I don't think the Dems' loss in '56 would be substantially worse than it was IOTL: a relatively young photogenic VP candidate would mitigate any lingering religion-based concerns to a large extent. But I digress.

What you outlined sounds to me like a tailor-made formula for a long, nasty, potentially deadlocked Dem convention in 1960. I could see Kennedy and Humphrey forming a loose stop-Johnson alliance, while Johnson called in every IOU, twisted every arm, etc. to get the necessary votes. In that case, Humphrey would have to go, essentially hat in hand, to Joe Kennedy and convince him that he, Humphrey, is the only candidate that could mean a Dem victory (the implication being that Johnson would be a hard pill to swallow in the north). He might have to go to the length of promising the old man a substantial cabinet post for his son: say, Attorney General. In turn that would carry the promise of a Kennedy candidacy in 1968, when Kennedy would be only 51--still relatively young.

Of course, even if all this plays out as described, Humphrey would have to scramble against Nixon. big time. True, there wouldn't be the religious factor but Nixon had the gravitas of eight years in the second office for openers. Add to that the way he was known to be able to handle Khrushchev and you have a substantial GOP advantage.

I'd suggest further that the debates--if they occurred--would be about a wash on TV. Humphrey's rapid-fire, almost nervous style would balance Nixon's somewhat grim appearance. Drop out that factor and those that listened on the radio might tilt the balance to a degree--and in OTL radio listeners judged Nixon the better of the two.

Long story short: going to be tough to get Humphrey in the White House in 1960.
 
I think a Humphrey/Johnson ticket is likely.
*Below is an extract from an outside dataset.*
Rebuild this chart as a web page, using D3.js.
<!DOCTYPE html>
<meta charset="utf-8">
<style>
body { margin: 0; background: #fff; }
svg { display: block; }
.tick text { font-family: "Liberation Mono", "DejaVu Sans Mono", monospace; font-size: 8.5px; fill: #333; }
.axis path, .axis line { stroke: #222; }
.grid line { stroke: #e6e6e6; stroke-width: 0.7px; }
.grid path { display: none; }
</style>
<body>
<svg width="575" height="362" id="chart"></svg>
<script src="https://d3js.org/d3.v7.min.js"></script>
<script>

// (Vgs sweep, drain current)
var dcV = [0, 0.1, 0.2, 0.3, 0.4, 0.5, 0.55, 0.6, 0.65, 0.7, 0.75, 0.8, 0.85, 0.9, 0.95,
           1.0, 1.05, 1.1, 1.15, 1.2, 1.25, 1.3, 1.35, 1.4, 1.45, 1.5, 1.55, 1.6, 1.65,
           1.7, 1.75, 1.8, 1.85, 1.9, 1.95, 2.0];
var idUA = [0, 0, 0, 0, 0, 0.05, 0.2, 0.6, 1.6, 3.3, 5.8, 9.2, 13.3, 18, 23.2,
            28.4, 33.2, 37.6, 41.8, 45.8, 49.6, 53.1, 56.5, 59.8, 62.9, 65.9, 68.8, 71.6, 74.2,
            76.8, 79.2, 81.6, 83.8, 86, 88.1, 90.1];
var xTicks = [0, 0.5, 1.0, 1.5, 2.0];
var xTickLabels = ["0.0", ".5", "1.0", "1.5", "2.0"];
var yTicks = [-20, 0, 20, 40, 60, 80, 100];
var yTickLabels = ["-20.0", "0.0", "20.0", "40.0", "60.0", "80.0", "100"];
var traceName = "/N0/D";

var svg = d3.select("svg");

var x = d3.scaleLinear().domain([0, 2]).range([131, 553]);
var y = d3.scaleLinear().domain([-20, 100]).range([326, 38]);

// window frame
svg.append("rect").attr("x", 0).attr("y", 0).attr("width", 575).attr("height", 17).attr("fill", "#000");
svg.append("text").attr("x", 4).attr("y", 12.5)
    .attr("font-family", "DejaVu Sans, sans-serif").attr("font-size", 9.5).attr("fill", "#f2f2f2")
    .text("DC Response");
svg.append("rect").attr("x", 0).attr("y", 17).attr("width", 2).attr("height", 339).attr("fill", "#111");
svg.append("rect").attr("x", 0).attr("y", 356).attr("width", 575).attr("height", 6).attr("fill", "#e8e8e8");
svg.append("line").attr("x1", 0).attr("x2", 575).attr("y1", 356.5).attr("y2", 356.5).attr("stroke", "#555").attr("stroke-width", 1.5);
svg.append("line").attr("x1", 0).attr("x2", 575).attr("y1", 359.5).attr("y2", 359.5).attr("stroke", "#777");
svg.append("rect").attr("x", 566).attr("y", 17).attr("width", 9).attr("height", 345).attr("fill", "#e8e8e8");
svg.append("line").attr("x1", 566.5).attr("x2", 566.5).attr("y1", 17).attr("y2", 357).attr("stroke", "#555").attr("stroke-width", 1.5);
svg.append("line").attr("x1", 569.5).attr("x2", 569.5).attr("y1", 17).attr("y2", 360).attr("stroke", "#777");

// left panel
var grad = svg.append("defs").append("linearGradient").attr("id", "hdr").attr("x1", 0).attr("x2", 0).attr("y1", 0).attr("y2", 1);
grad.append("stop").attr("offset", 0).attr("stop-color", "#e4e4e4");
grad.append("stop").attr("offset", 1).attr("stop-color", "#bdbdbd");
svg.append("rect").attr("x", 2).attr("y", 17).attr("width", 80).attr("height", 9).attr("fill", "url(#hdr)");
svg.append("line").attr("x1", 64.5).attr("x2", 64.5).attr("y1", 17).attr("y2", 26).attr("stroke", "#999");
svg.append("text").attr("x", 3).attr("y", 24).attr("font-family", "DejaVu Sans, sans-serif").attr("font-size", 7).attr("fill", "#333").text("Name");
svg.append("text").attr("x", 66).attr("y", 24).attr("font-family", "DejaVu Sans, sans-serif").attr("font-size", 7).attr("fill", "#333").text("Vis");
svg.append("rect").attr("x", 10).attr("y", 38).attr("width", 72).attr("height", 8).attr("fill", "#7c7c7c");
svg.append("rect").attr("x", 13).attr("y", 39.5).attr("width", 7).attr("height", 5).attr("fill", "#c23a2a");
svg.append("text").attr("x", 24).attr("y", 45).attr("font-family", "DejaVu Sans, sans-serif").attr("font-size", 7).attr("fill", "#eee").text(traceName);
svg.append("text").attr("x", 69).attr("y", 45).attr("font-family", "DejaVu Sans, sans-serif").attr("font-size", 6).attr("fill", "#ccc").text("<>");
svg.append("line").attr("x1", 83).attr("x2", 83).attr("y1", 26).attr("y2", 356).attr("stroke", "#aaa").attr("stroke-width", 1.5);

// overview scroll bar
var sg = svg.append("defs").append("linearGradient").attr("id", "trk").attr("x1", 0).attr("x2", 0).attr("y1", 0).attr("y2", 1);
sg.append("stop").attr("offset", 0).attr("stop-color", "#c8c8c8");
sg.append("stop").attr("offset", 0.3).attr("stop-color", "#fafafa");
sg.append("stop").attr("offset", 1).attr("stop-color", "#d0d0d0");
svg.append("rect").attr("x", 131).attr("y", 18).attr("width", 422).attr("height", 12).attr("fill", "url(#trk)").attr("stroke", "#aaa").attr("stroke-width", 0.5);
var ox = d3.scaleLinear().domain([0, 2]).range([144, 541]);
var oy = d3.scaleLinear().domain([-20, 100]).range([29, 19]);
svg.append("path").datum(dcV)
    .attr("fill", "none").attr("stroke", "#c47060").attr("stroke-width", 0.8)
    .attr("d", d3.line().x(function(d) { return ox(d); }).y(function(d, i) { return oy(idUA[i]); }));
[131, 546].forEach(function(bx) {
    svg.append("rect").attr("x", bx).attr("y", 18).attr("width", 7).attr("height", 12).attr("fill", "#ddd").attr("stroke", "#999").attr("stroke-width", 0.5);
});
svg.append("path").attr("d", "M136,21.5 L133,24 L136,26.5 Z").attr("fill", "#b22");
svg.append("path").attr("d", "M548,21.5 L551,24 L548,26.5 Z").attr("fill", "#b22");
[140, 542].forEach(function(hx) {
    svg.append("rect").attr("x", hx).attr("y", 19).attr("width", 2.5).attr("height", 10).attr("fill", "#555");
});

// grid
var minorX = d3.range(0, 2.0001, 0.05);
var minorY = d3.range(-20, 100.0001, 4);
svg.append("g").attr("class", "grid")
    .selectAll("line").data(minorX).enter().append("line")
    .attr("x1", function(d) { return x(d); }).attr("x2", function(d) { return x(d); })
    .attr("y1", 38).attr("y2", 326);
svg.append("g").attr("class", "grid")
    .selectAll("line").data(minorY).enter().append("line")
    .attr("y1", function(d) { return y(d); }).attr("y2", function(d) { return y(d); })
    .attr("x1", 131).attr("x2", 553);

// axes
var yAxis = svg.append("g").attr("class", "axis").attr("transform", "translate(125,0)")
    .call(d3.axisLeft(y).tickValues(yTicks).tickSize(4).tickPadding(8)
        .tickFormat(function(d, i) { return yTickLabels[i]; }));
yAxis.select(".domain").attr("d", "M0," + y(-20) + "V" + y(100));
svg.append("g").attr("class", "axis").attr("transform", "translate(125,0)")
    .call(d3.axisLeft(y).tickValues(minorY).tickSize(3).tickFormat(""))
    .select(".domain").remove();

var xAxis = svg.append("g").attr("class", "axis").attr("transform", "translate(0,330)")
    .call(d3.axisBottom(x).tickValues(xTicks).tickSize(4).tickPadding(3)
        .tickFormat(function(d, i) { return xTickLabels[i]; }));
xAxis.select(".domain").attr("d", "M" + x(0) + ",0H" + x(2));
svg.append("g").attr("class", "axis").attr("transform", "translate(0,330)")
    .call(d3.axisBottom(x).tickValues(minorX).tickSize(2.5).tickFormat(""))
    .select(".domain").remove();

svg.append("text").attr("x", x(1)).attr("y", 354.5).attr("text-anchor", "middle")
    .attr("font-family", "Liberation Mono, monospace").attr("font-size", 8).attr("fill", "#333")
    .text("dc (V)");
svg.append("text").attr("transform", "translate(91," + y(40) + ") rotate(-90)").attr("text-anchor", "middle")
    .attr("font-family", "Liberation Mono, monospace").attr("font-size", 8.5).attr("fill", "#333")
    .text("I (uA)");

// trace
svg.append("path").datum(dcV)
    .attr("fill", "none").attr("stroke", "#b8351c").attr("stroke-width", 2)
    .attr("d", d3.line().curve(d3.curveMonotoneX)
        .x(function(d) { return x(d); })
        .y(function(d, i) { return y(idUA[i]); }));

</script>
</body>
The concern of the party leaders will be Humphrey losing the South; they'll want a Southerner on the ticket just like OTL.
 
I don't think the Dems' loss in '56 would be substantially worse than it was IOTL: a relatively young photogenic VP candidate would mitigate any lingering religion-based concerns to a large extent. But I digress.
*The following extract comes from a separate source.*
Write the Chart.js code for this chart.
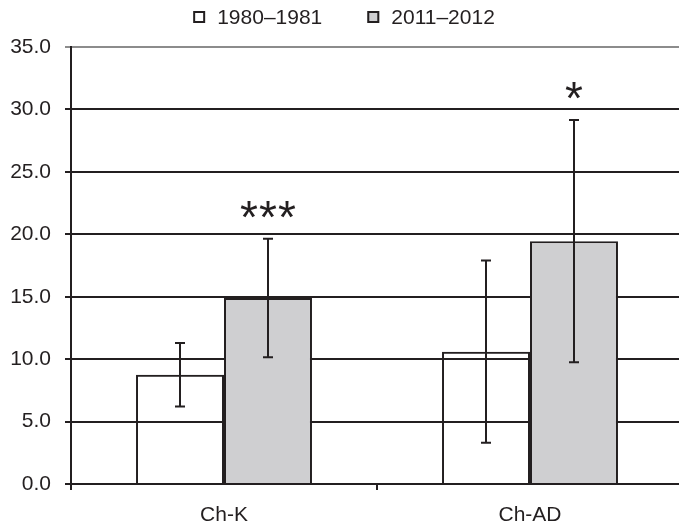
<!DOCTYPE html>
<html>
<head>
<meta charset="utf-8">
<script src="https://cdn.jsdelivr.net/npm/chart.js@4.4.1/dist/chart.umd.min.js"></script>
<style>
  html, body { margin: 0; padding: 0; background: #fff; overflow: hidden; }
  #wrap { width: 686px; height: 524px; }
</style>
</head>
<body>
<div id="wrap"><canvas id="barChart"></canvas></div>
<script>
// categorie e serie
const categories = ['Ch-K', 'Ch-AD'];
const seriesLabels = ['1980–1981', '2011–2012'];
const means1980 = [8.75, 10.6];
const sd1980 = [2.55, 7.3];
const means2011 = [14.9, 19.45];
const sd2011 = [4.75, 9.7];
const significance = ['***', '*'];  // sopra le barre 2011–2012
const yTicks = [0, 5, 10, 15, 20, 25, 30, 35];

const ink = '#231f20';
const fontFamily = '"Liberation Sans", Arial, Helvetica, sans-serif';

// barre di errore (media ± deviazione)
const errorBars = {
    id: 'errorBars',
    afterDatasetsDraw(chart) {
        const { ctx, scales: { y } } = chart;
        const sds = [sd1980, sd2011];
        ctx.save();
        ctx.strokeStyle = ink;
        ctx.lineWidth = 2;
        chart.data.datasets.forEach((ds, di) => {
            const meta = chart.getDatasetMeta(di);
            meta.data.forEach((bar, i) => {
                const top = y.getPixelForValue(ds.data[i] + sds[di][i]);
                const bottom = y.getPixelForValue(ds.data[i] - sds[di][i]);
                const x = Math.round(bar.x);
                ctx.beginPath();
                ctx.moveTo(x, top);
                ctx.lineTo(x, bottom);
                ctx.moveTo(x - 5, top);
                ctx.lineTo(x + 5, top);
                ctx.moveTo(x - 5, bottom);
                ctx.lineTo(x + 5, bottom);
                ctx.stroke();
            });
        });
        // asterischi di significatività
        const meta = chart.getDatasetMeta(1);
        ctx.fillStyle = ink;
        ctx.font = '46px ' + fontFamily;
        ctx.textAlign = 'center';
        ctx.textBaseline = 'alphabetic';
        meta.data.forEach((bar, i) => {
            const centre = y.getPixelForValue(means2011[i] + sd2011[i]) - 32;
            const stars = significance[i];
            const step = 19;
            const start = bar.x - (stars.length - 1) * step / 2;
            for (let k = 0; k < stars.length; k++) {
                ctx.fillText(stars[k], start + k * step, centre + 26);
            }
        });
        ctx.restore();
    }
};

// legenda disegnata a mano (spaziatura ampia tra le voci)
const customLegend = {
    id: 'customLegend',
    afterDraw(chart) {
        const { ctx } = chart;
        const box = 12, gap = 12, itemGap = 45;
        ctx.save();
        ctx.font = '21px ' + fontFamily;
        const widths = chart.data.datasets.map(ds => ctx.measureText(ds.label).width);
        const total = widths.reduce((a, w) => a + box + gap + w, 0) + itemGap * (widths.length - 1);
        let x = chart.width / 2 + 1 - total / 2;
        const yc = 17;
        chart.data.datasets.forEach((ds, i) => {
            ctx.fillStyle = ds.backgroundColor === 'rgba(0,0,0,0)' ? '#ffffff' : ds.backgroundColor;
            ctx.fillRect(x, yc - box / 2, box, box);
            ctx.strokeStyle = ink;
            ctx.lineWidth = 2;
            ctx.strokeRect(x + 1, yc - box / 2 + 1, box - 2, box - 2);
            ctx.fillStyle = ink;
            ctx.textAlign = 'left';
            ctx.textBaseline = 'middle';
            ctx.fillText(ds.label, x + box + gap, yc + 1);
            x += box + gap + widths[i] + itemGap;
        });
        ctx.restore();
    }
};

const ctx = document.getElementById('barChart').getContext('2d');
const barChart = new Chart(ctx, {
    type: 'bar',
    data: {
        labels: categories,
        datasets: [
            {
                label: seriesLabels[0],
                data: means1980,
                backgroundColor: 'rgba(0,0,0,0)',
                borderColor: ink,
                borderWidth: 2
            },
            {
                label: seriesLabels[1],
                data: means2011,
                backgroundColor: '#cfcfd1',
                borderColor: ink,
                borderWidth: 2
            }
        ]
    },
    options: {
        responsive: true,
        maintainAspectRatio: false,
        animation: false,
        layout: { padding: { top: 47, left: 9, right: 3, bottom: 0 } },
        datasets: { bar: { categoryPercentage: 0.575, barPercentage: 1 } },
        plugins: {
            legend: { display: false },
            tooltip: { enabled: false }
        },
        scales: {
            x: {
                offset: true,
                afterFit(axis) { axis.height = 40; },
                grid: { display: true, drawOnChartArea: false, offset: true, tickLength: 6, color: ink, lineWidth: 2 },
                border: { color: ink, width: 2 },
                ticks: { color: ink, font: { family: fontFamily, size: 21 }, padding: 13 }
            },
            y: {
                min: 0,
                max: 35,
                afterFit(axis) { axis.width = 62; },
                afterBuildTicks(axis) { axis.ticks = yTicks.map(v => ({ value: v })); },
                grid: {
                    color: c => (c.tick && c.tick.value === 35) ? '#8c8c8c' : ink,
                    lineWidth: 2,
                    tickLength: 6
                },
                border: { color: ink, width: 2 },
                ticks: {
                    color: ink,
                    font: { family: fontFamily, size: 21 },
                    padding: 14,
                    callback: v => Number(v).toFixed(1)
                }
            }
        }
    },
    plugins: [errorBars, customLegend]
});
</script>
</body>
</html>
What you outlined sounds to me like a tailor-made formula for a long, nasty, potentially deadlocked Dem convention in 1960. I could see Kennedy and Humphrey forming a loose stop-Johnson alliance, while Johnson called in every IOU, twisted every arm, etc. to get the necessary votes. In that case, Humphrey would have to go, essentially hat in hand, to Joe Kennedy and convince him that he, Humphrey, is the only candidate that could mean a Dem victory (the implication being that Johnson would be a hard pill to swallow in the north). He might have to go to the length of promising the old man a substantial cabinet post for his son: say, Attorney General. In turn that would carry the promise of a Kennedy candidacy in 1968, when Kennedy would be only 51--still relatively young.

Of course, even if all this plays out as described, Humphrey would have to scramble against Nixon. big time. True, there wouldn't be the religious factor but Nixon had the gravitas of eight years in the second office for openers. Add to that the way he was known to be able to handle Khrushchev and you have a substantial GOP advantage.

I'd suggest further that the debates--if they occurred--would be about a wash on TV. Humphrey's rapid-fire, almost nervous style would balance Nixon's somewhat grim appearance. Drop out that factor and those that listened on the radio might tilt the balance to a degree--and in OTL radio listeners judged Nixon the better of the two.

Long story short: going to be tough to get Humphrey in the White House in 1960.

Perhaps "a lot worse" was a bit hyperbolic because it's really just also losing Missouri and North Carolina. I do think you're scenario for 1960 is quite likely, though I think Nixon is a lot weaker than he'd seem. I think a generic Democrat would do a bit better than Kennedy because he was fighting the Catholic problem as well as campaigning. I think Humphrey probably wins the popular vote by a bit larger of a margin than Kennedy did, but without a running mate like Johnson the solid South isn't going to back him up.